Steel Prices, Production Drop as Economy Wanes

WASHINGTON — Steelmakers are cutting production in response to the declining demand and decreasing prices in domestic and global markets impacted by deteriorating worldwide economic conditions.


Weekly domestic raw steel production declined by almost 4 percent from more than 1.94 million tons to 1.86 million tons during the first half of October, while the capability utilization rate decreased from more than 81 percent to about 78 percent, according to the American Iron and Steel Institute.


Prior to the economic downturn, experts projected a steel shortage with high prices and profits for 2008 through 2009. Large steelmakers reported record earnings in the second quarter of 2008 and third-quarter profits were also expected to be healthy.


However, in recent months, the price of hot rolled sheet steel decreased approximately $100 from a price-point high of $1,100 per ton. From July to August, U.S. steel mill shipments decreased more than 3.5 percent from nearly 9.2 million tons to about 8.9 million tons, according to the AISI.

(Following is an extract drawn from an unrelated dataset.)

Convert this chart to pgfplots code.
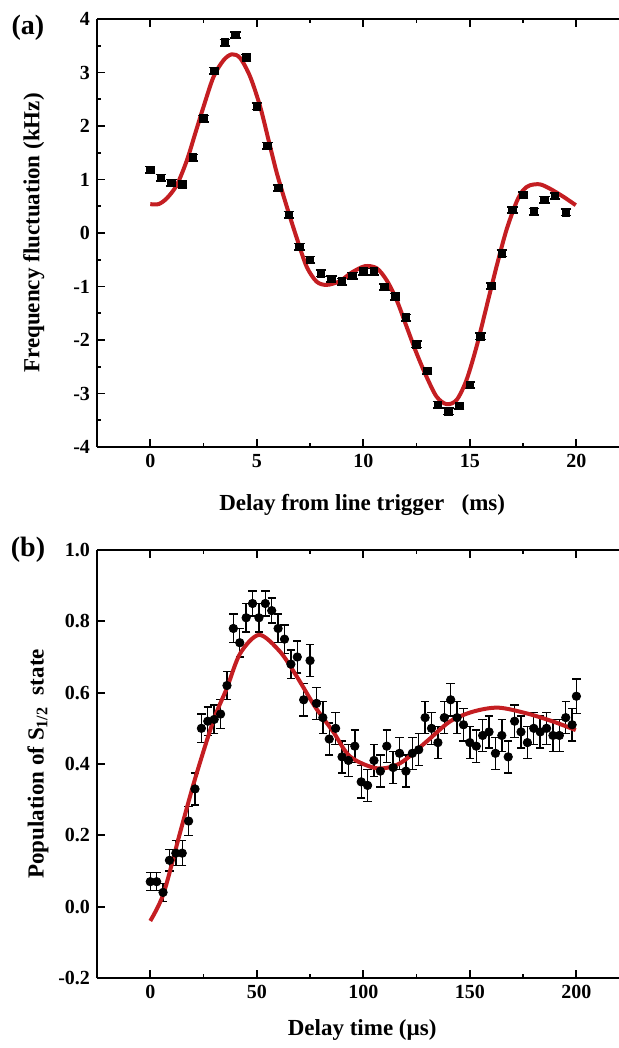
\documentclass[border=0pt]{standalone}
\usepackage{fontspec}
\setmainfont{Liberation Serif}
\usepackage{pgfplots}
\pgfplotsset{compat=1.18}
\usepackage{pgfplotstable}

\definecolor{fitred}{RGB}{196,30,34}

% panel (a): frequency fluctuation vs delay (ms)
\pgfplotstableread{
x y
0 1.18
0.5 1.03
1.0 0.94
1.5 0.91
2.0 1.41
2.5 2.14
3.0 3.03
3.5 3.56
4.0 3.70
4.5 3.28
5.0 2.37
5.5 1.63
6.0 0.84
6.5 0.34
7.0 -0.26
7.5 -0.50
8.0 -0.75
8.5 -0.86
9.0 -0.91
9.5 -0.80
10.0 -0.72
10.5 -0.72
11.0 -1.01
11.5 -1.19
12.0 -1.58
12.5 -2.08
13.0 -2.58
13.5 -3.21
14.0 -3.33
14.5 -3.23
15.0 -2.84
15.5 -1.93
16.0 -0.99
16.5 -0.38
17.0 0.43
17.5 0.71
18.0 0.40
18.5 0.62
19.0 0.69
19.5 0.39
}\freqdata

\pgfplotstableread{
x y
0 0.54
0.39 0.54
0.78 0.65
1.25 0.90
1.72 1.36
2.11 1.86
2.5 2.36
2.97 2.92
3.44 3.23
3.83 3.34
4.22 3.27
4.69 2.92
5.16 2.36
5.55 1.74
5.94 1.12
6.41 0.49
6.88 -0.10
7.34 -0.63
7.81 -0.91
8.28 -0.97
8.9 -0.90
9.45 -0.74
10.08 -0.62
10.63 -0.66
11.09 -0.88
11.56 -1.25
12.03 -1.75
12.5 -2.25
12.97 -2.69
13.44 -3.06
13.91 -3.20
14.38 -3.12
14.84 -2.75
15.31 -2.13
15.78 -1.38
16.25 -0.63
16.72 0.06
17.19 0.58
17.5 0.80
17.81 0.89
18.28 0.91
18.75 0.83
19.38 0.68
19.97 0.52
}\freqfit

% panel (b): population vs delay time (us)
\pgfplotstableread{
x y e
0 0.07 0.025
3 0.07 0.025
6 0.04 0.025
9 0.13 0.03
12 0.15 0.035
15 0.15 0.035
18 0.24 0.04
21 0.33 0.045
24 0.50 0.04
27 0.52 0.04
30 0.525 0.04
33 0.54 0.04
36 0.62 0.04
39 0.78 0.04
42 0.74 0.04
45 0.81 0.04
48 0.85 0.035
51 0.81 0.04
54 0.85 0.035
57 0.83 0.035
60 0.78 0.04
63 0.75 0.04
66 0.68 0.04
69 0.70 0.045
72 0.58 0.045
75 0.69 0.045
78 0.57 0.045
81 0.53 0.045
84 0.47 0.045
87 0.50 0.045
90 0.42 0.045
93 0.41 0.045
96 0.45 0.045
99 0.35 0.045
102 0.34 0.045
105 0.41 0.045
108 0.38 0.045
111 0.45 0.045
114 0.39 0.045
117 0.43 0.045
120 0.38 0.045
123 0.43 0.045
126 0.44 0.045
129 0.53 0.045
132 0.50 0.045
135 0.46 0.045
138 0.53 0.045
141 0.58 0.045
144 0.53 0.045
147 0.51 0.045
150 0.46 0.045
153 0.45 0.045
156 0.48 0.045
159 0.49 0.045
162 0.43 0.045
165 0.48 0.045
168 0.42 0.045
171 0.52 0.045
174 0.49 0.045
177 0.46 0.045
180 0.50 0.045
183 0.49 0.045
186 0.50 0.045
189 0.48 0.045
192 0.48 0.045
195 0.53 0.045
198 0.51 0.045
200 0.59 0.048
}\popdata

\pgfplotstableread{
x y
0 -0.04
6.25 0.037
14.1 0.21
21.1 0.36
29.7 0.523
35.9 0.612
42.2 0.710
51.1 0.762
60.9 0.715
68.8 0.645
77.3 0.561
85.9 0.49
93.75 0.421
106.3 0.388
117.2 0.402
129.7 0.463
140.6 0.519
151.6 0.547
163.3 0.558
176.6 0.542
189.1 0.519
199.7 0.495
}\popfit

\pgfplotsset{
  panel/.style={
    scale only axis,
    width=261pt, height=214pt,
    axis x line*=box, axis y line*=left,
    axis line style={line width=1pt},
    every tick/.style={line width=0.9pt, black},
    major tick length=3.8pt, minor tick length=2pt,
    tick align=inside,
    minor x tick num=1, minor y tick num=1,
    /pgf/number format/assume math mode=true,
    tick label style={font=\bfseries\fontsize{10}{12}\selectfont},
    label style={font=\bfseries\fontsize{11.5}{14}\selectfont},
  },
}

\begin{document}
\begin{tikzpicture}

\begin{axis}[panel,
  at={(48.5pt,300.5pt)}, anchor=south west,
  xmin=-2.5, xmax=22, ymin=-4, ymax=4,
  xtick={0,5,10,15,20}, ytick={-4,-3,...,4},
  xlabel={Delay from line trigger \ \ (ms)},
  ylabel={Frequency fluctuation (kHz)},
  xlabel style={at={(axis description cs:0.508,-0.1355)}, anchor=center},
  ylabel style={at={(axis description cs:-0.121,0.5)}, anchor=center},
]
\addplot[only marks, mark=square*, mark size=1.9pt, black,
  error bars/.cd, y dir=both, y fixed=0.06,
  error bar style={line width=0.8pt},
  error mark options={rotate=90, mark size=2.6pt, line width=0.8pt}]
  table[x=x, y=y] {\freqdata};
\addplot[fitred, line width=2pt, smooth] table[x=x, y=y] {\freqfit};
\end{axis}

\begin{axis}[panel,
  at={(48.5pt,35pt)}, anchor=south west,
  xmin=-25, xmax=220, ymin=-0.2, ymax=1.0,
  xtick={0,50,100,150,200}, ytick={-0.2,0,0.2,...,1.0},
  yticklabel style={/pgf/number format/.cd, fixed, fixed zerofill, precision=1},
  xlabel={Delay time (µs)},
  ylabel={Population of S\textsubscript{1/2} \ state},
  xlabel style={at={(axis description cs:0.508,-0.1215)}, anchor=center},
  ylabel style={at={(axis description cs:-0.113,0.5)}, anchor=center},
]
\addplot[only marks, mark=*, mark size=2.1pt, black,
  error bars/.cd, y dir=both, y explicit,
  error bar style={line width=0.7pt},
  error mark options={rotate=90, mark size=2.1pt, line width=0.7pt}]
  table[x=x, y=y, y error=e] {\popdata};
\addplot[fitred, line width=2pt, smooth] table[x=x, y=y] {\popfit};
\end{axis}

\node[font=\bfseries\fontsize{14}{16}\selectfont] at (14pt,510pt) {(a)};
\node[font=\bfseries\fontsize{14}{16}\selectfont] at (14pt,249pt) {(b)};

\pgfresetboundingbox
\path[use as bounding box] (0,0) rectangle (309.5pt,524pt);
\end{tikzpicture}
\end{document}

With inventory levels remaining high and steel prices expected to continue to decline as supply outstrips demand, companies, including ArcelorMittal and U.S. Steel Corp., began adjusting to the changing market conditions by cutting production.


During the last week of September, steel output decreased to an 18-month low of 1.98 million tons. Many producers take mills and plants off-line for scheduled maintenance during de-pressed times the business cycle, experts say.